Der neue Landesbeauftragte Sachsen-Anhalts für die Aufarbeitung der SED-Diktatur, Johannes Beleites, fordert mehr Großzügigkeit gegenüber früheren politischen Gefangenen in der DDR. Im Gespräch mit dem Evangelischen Pressedienst (epd) kritisierte er, dass in Sachsen-Anhalt seit 2015 von 105 Anträgen auf Anerkennung gesundheitlicher Folgeschäden der Haft in DDR-Gefängnissen ganze drei positiv beschieden worden seien. „Hier sollte sich die Bundesrepublik großzügig zeigen“, forderte Beleites. Diese Menschen hätten mit dafür gesorgt, dass die SED-Diktatur letztlich habe besiegt werden können.
Derzeit würden die SED-Unrechtsbereinigungsgesetze überarbeitet. Zusammen mit seinen Amtskollegen setze er sich für eine Beweislastumkehr ein. Es wäre sachgerechter, bei Haftopfern der SED-Diktatur mit bestimmten gesundheitlichen Beeinträchtigungen grundsätzlich einen ursächlichen Zusammenhang zu vermuten, solange nicht das Gegenteil nachgewiesen werde, forderte der 57-Jährige.
Johannes Beleites ist seit Anfang April neuer Beauftragter des Landes Sachsen-Anhalt für die Aufarbeitung der SED-Diktatur. Er löste Birgit Neumann-Becker ab, die das Amt seit 2013 innehatte. Beleites wurde 1967 in Halle geboren und wuchs als Sohn eines evangelischen Pfarrers in Trebnitz im Burgenlandkreis auf. Als Jugendlicher engagierte er sich in der kirchlichen Friedens- und Umweltbewegung. Aufgrund seiner politischen Aktivitäten wurde er nach eigenen Angaben ab 1982 aktiv von der Stasi verfolgt und erhielt zunächst keine Zulassung zum Abitur. Er studierte erst nach 1990 Jura in Göttingen und Berlin.
Nach der Wiedervereinigung hat sich Beleites mit der Geschichte der DDR befasst, etwa in Forschungsprojekten oder im Rahmen der politischen Bildung. Von 2009 bis 2014 war er Studienleiter an der Evangelischen Akademie Thüringen in Neudietendorf.

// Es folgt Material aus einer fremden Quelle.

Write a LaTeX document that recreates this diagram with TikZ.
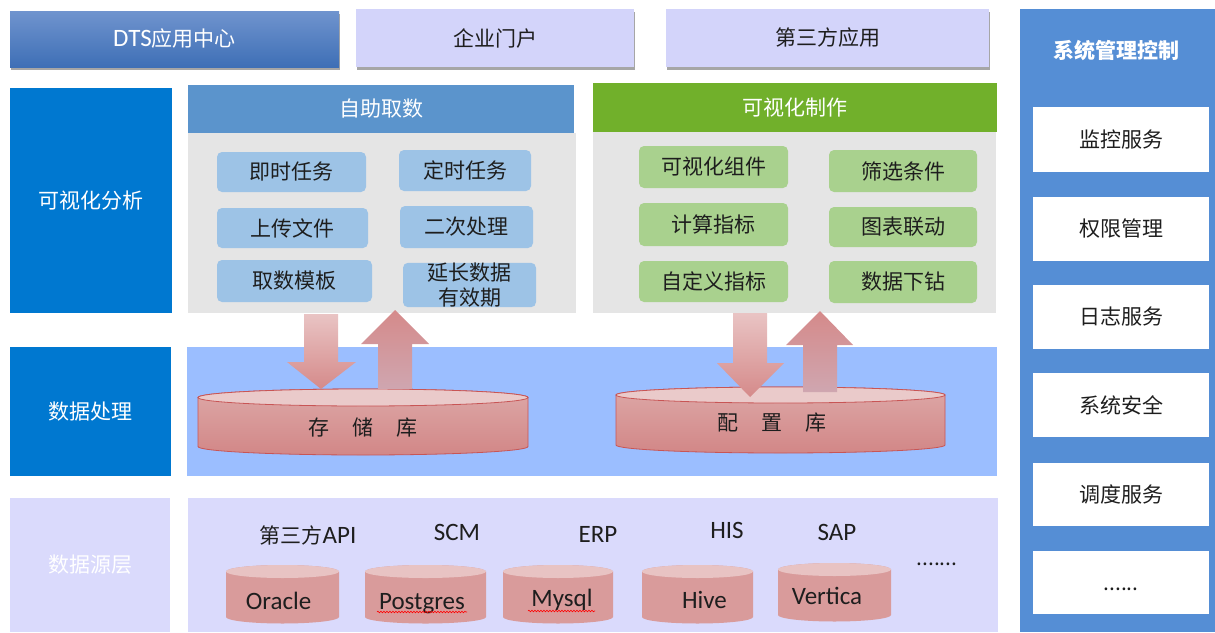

Kirchlich sei man in den 90er Jahren „falsch abgebogen“, kritisierte Beleites. Man habe die westdeutsche Beamtenstruktur übernommen, könne sich dies unter den hiesigen Bedingungen aber nicht leisten. „Wenn die Kirche in den nächsten 25 Jahren im Osten nicht untergeht, dann ist das fast schon ein Gottesbeweis“, sagte Beleites.

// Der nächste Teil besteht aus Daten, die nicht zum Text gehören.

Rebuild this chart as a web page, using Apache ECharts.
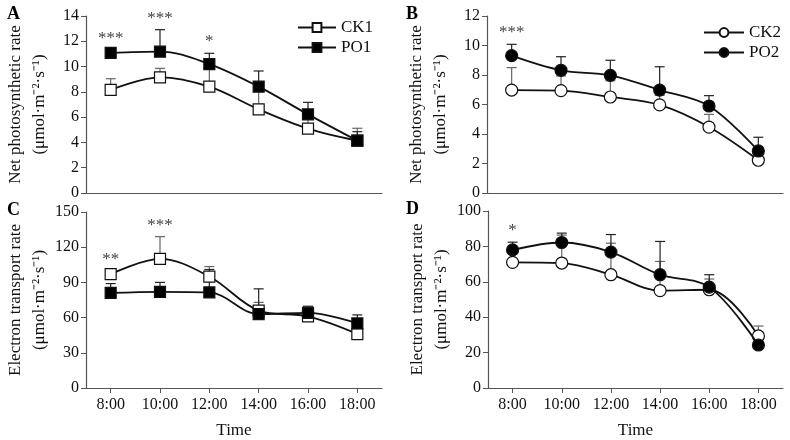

Stattdessen könnten die Kirchen zum gesellschaftlichen Zusammenhalt beitragen. „Als Demokraten können wir das Drittel der Wähler, das rechts wählt, weder ignorieren noch ausgrenzen“, forderte Beleites. Wirkliche Demokraten müssten miteinander Lösungen finden. Hier könnten die Kirchen eine herausragende Rolle spielen.